MANILA, Philippines (AP) — The Philippine president said Thursday he has banned a reporter from entering the presidential palace compound to attend news briefings because her online news organization’s license to operate was revoked by the government’s corporate watchdog.
President Rodrigo Duterte invoked the Securities and Exchange Commission ruling in banning Rappler reporter Pia Ranada from the Malacanang palace complex, where he, his spokesman and other top officials hold news briefings.
“It is not a legitimate agency according to SEC,” Duterte told a news conference. “If they would be considered legitimate you could enter again, no problem with me.”
In a ruling made public last month, the commission said Rappler violated a constitutional prohibition on foreign ownership and control of mass media companies when it received money from an international investment firm. Rappler has rejected the ruling and continued to operate.
Rappler, known for its critical reporting of Duterte’s presidency, and media watchdogs called the move an attempt to muzzle the press. Presidential spokesman Harry Roque Jr. argued that it was not, saying Ranada can report by watching news conferences on television.
Duterte’s move “could portend a broader assault on journalists and news organizations, whose critical watchdog role has magnified the government’s poor human rights record, from extrajudicial killings of thousands of alleged drug dealers and users to conflict-related abuses in the south,” Carlos Conde of the U.S.-based rights group Human Rights Watch said.

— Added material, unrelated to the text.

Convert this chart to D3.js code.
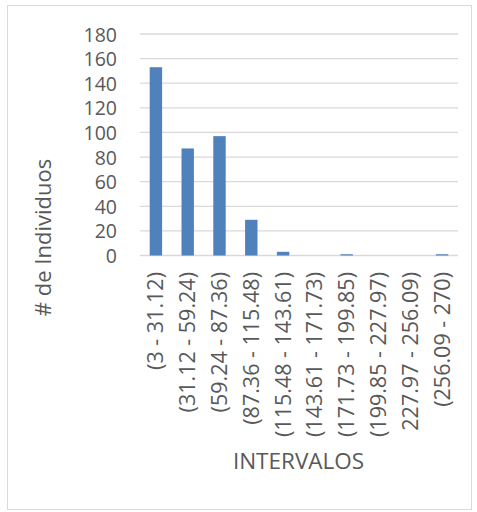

Despite the SEC ruling, the president initially allowed Ranada to continue covering presidential palace events but that ended when she stood by a story that alleged a key Duterte aide had intervened in a military deal to purchase frigates, Roque said.
“We cannot allow anyone into the president’s home especially a person who insists on disrespecting the home by reporting fake news,” Roque told reporters.
Duterte repeated an earlier accusation without offering evidence that Rappler might be funded by the U.S. Central Intelligence Agency. Rappler has denied the allegation.
Duterte has also publicly attacked a leading newspaper, the Philippine Daily Inquirer, and the ABS-CBN TV network for what he called biased reporting, including on his crackdown on illegal drugs that has left thousands of mostly poor suspects dead since he took power in 2016.
The National Union of Journalists of the Philippines said “when the highest official in the land chooses to wage a personal vendetta against an individual, whether a journalist or a media outfit, it sends a clear and chilling signal that everyone else better report only what he wants you to or else.”
Human Rights Watch called on Filipinos, who this weekend mark the anniversary of the 1986 “people power” revolt that overthrew dictator Ferdinand Marcos, to show their support for a free press. Journalists were jailed and critical media organizations padlocked after Marcos declared martial law in 1972.